First things first it’s onto the sewing machine to make some new cushion covers and bunting (have we had enough bunting this weekend?! Nah!) and then it’s charity shopping galore. Yesterday uncovered a brilliant set of mini shelves that I’ve painted and am going to put jam jars on (see!?) full of stationary essentials and old school reference books. And that only cost £3.50, took half an hour to collect on foot and attracted only some odd looks from people in Starbucks when we stopped for coffee with our furniture. No worries eh? 

The quest for cheap furniture require a high embarrassment threshold!

Sunday, 3 June 2012

Cassock Woes

On Friday the letter from my college arrived complete with details of the items I need to purchase before the start of term. I'd been warned that some 'clergy dress' was required but I hadn't bargained on how expensive it was going to be. After a quick browse of stockists it quickly dawned that I was to be the Ron Weasley of the 2012 Cuddesdon intake and be bringing some decidedly dodgy looking robes with me as there is no way I can afford new ones. A desperate search for 'make you own cassock' unsurprisingly didn't yield many jems either.

Having been dressed up in a cassock and surplice (black coat with a big white sheet over it basically...) at one of my placements before my interview I knew what those were but was promptly lost when mention of a 'Cassock Alb' came up. Luckily my premier purchase of the year, nay decade, came into it's own again – The ABC of the Church. Think a child's dictionary but with all the obscure details that you can imagine coming up in a 2000 year old institution. And what is chapter 5, why a dictionary of Clergy Dress! This book is going to SAVE me!

I used to be unconvinced by special dress for ministers in church but I've changed my tune. Being part of a more traditional church has widened my perspective. It doesn't have to be jeans and t shirt to be relevant. In fact there is something about church being a bit different from what you encounter every day that appeals to me much more now than it did before.

Special dress is hardly required to stand before God, he takes us as he finds us I've found, but where it's used it's about reverence and respect, a nod to the amazing heritage of the church and a sign to the world (in my currently uneducated opinion!!). Like the dog collar its a statement about who you are and what you have been commissioned to do. It hints at the specialness, the majesty of God. I'll be proud to wear it. Proud and a little intimidated! It's often said that a bride is most likely to freak out when she puts on her wedding dress. The realization dawns of the huge commitment she is about to make. I'm anticipating the same feelings when my cassock (and alb!!) arrive.

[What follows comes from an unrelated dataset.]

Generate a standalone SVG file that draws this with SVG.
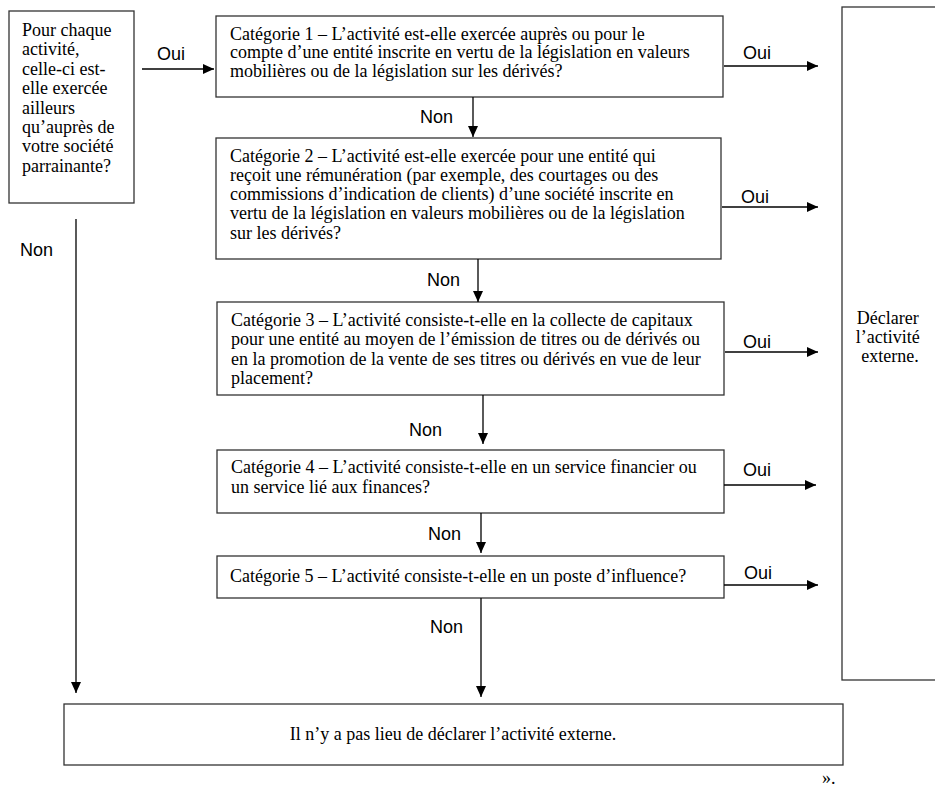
<svg xmlns="http://www.w3.org/2000/svg" width="935" height="787" viewBox="0 0 935 787">
<style>
.box{fill:#fff;stroke:#333;stroke-width:1.3}
.t{font-family:"Liberation Serif","Times New Roman",serif;font-size:18px;fill:#000}
.lbl{font-family:"Liberation Sans",Arial,sans-serif;font-size:18px;fill:#000}
.c{stroke:#000;stroke-width:1.3;fill:none;marker-end:url(#ah)}
</style>
<defs>
<marker id="ah" markerUnits="userSpaceOnUse" markerWidth="12" markerHeight="10" refX="11" refY="5" orient="auto">
<path d="M0,0 L11,5 L0,10 Z" fill="#000"/>
</marker>
</defs>
<rect width="935" height="787" fill="#fff"/>

<g id="start">
<rect class="box" x="9" y="11" width="125" height="192"/>
<text class="t">
<tspan x="22" y="36">Pour chaque</tspan>
<tspan x="22" y="55.4">activité,</tspan>
<tspan x="22" y="74.8">celle-ci est-</tspan>
<tspan x="22" y="94.2">elle exercée</tspan>
<tspan x="22" y="113.6">ailleurs</tspan>
<tspan x="22" y="133">qu’auprès de</tspan>
<tspan x="22" y="152.4">votre société</tspan>
<tspan x="22" y="171.8">parrainante?</tspan>
</text>
</g>

<g id="cat1">
<rect class="box" x="216" y="16" width="507" height="81"/>
<text class="t">
<tspan x="230" y="39.5">Catégorie 1 – L’activité est-elle exercée auprès ou pour le</tspan>
<tspan x="230" y="58">compte d’une entité inscrite en vertu de la législation en valeurs</tspan>
<tspan x="230" y="77">mobilières ou de la législation sur les dérivés?</tspan>
</text>
</g>

<g id="cat2">
<rect class="box" x="216" y="138" width="505" height="121"/>
<text class="t">
<tspan x="230" y="162">Catégorie 2 – L’activité est-elle exercée pour une entité qui</tspan>
<tspan x="230" y="181">reçoit une rémunération (par exemple, des courtages ou des</tspan>
<tspan x="230" y="200">commissions d’indication de clients) d’une société inscrite en</tspan>
<tspan x="230" y="219">vertu de la législation en valeurs mobilières ou de la législation</tspan>
<tspan x="230" y="238.5">sur les dérivés?</tspan>
</text>
</g>

<g id="cat3">
<rect class="box" x="217" y="302" width="507" height="93"/>
<text class="t">
<tspan x="231" y="326">Catégorie 3 – L’activité consiste-t-elle en la collecte de capitaux</tspan>
<tspan x="231" y="345.3">pour une entité au moyen de l’émission de titres ou de dérivés ou</tspan>
<tspan x="231" y="364.6">en la promotion de la vente de ses titres ou dérivés en vue de leur</tspan>
<tspan x="231" y="384">placement?</tspan>
</text>
</g>

<g id="cat4">
<rect class="box" x="217" y="450" width="507" height="63"/>
<text class="t">
<tspan x="231" y="473">Catégorie 4 – L’activité consiste-t-elle en un service financier ou</tspan>
<tspan x="231" y="493">un service lié aux finances?</tspan>
</text>
</g>

<g id="cat5">
<rect class="box" x="217" y="556" width="507" height="42"/>
<text class="t" x="230" y="582">Catégorie 5 – L’activité consiste-t-elle en un poste d’influence?</text>
</g>

<g id="declarer">
<rect class="box" x="842" y="7" width="100" height="673"/>
<text class="t" text-anchor="middle">
<tspan x="890" y="324">Déclarer</tspan>
<tspan x="890" y="343">l’activité</tspan>
<tspan x="890" y="362">externe.</tspan>
</text>
</g>

<g id="no-declare">
<rect class="box" x="64" y="704" width="779" height="61"/>
<text class="t" x="453" y="740" text-anchor="middle">Il n’y a pas lieu de déclarer l’activité externe.</text>
</g>

<g id="connectors">
<line class="c" x1="142" y1="69" x2="214" y2="69"/>
<text class="lbl" x="157" y="60">Oui</text>
<line class="c" x1="76" y1="219" x2="76" y2="693"/>
<text class="lbl" x="20" y="256">Non</text>

<line class="c" x1="724" y1="66" x2="818" y2="66"/>
<text class="lbl" x="743" y="59">Oui</text>
<line class="c" x1="722" y1="207" x2="818" y2="207"/>
<text class="lbl" x="741" y="203">Oui</text>
<line class="c" x1="725" y1="352" x2="818" y2="352"/>
<text class="lbl" x="743" y="348">Oui</text>
<line class="c" x1="724" y1="485" x2="816" y2="485"/>
<text class="lbl" x="743" y="476">Oui</text>
<line class="c" x1="724" y1="585" x2="818" y2="585"/>
<text class="lbl" x="744" y="579">Oui</text>

<line class="c" x1="473" y1="97" x2="473" y2="137"/>
<text class="lbl" x="420" y="123">Non</text>
<line class="c" x1="478" y1="259" x2="478" y2="302"/>
<text class="lbl" x="427" y="286">Non</text>
<line class="c" x1="483" y1="395" x2="483" y2="444"/>
<text class="lbl" x="409" y="436">Non</text>
<line class="c" x1="481" y1="513" x2="481" y2="553"/>
<text class="lbl" x="428" y="540">Non</text>
<line class="c" x1="481" y1="598" x2="481" y2="697"/>
<text class="lbl" x="430" y="633">Non</text>
</g>

<text class="t" x="822" y="784">».</text>
</svg>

The last few months have seen a number of amazing occurrences. Literally at the moment I've realised I need something (and usually can't afford it!) it has suddenly been provided for me. Within hours of receiving the letter from college I had an offer of an old cassock and surplice – for free! The kind benefactor is my size and height so I'll be in style rather than giving Ron Weasley a run for his money! Hurrah! Thank you God!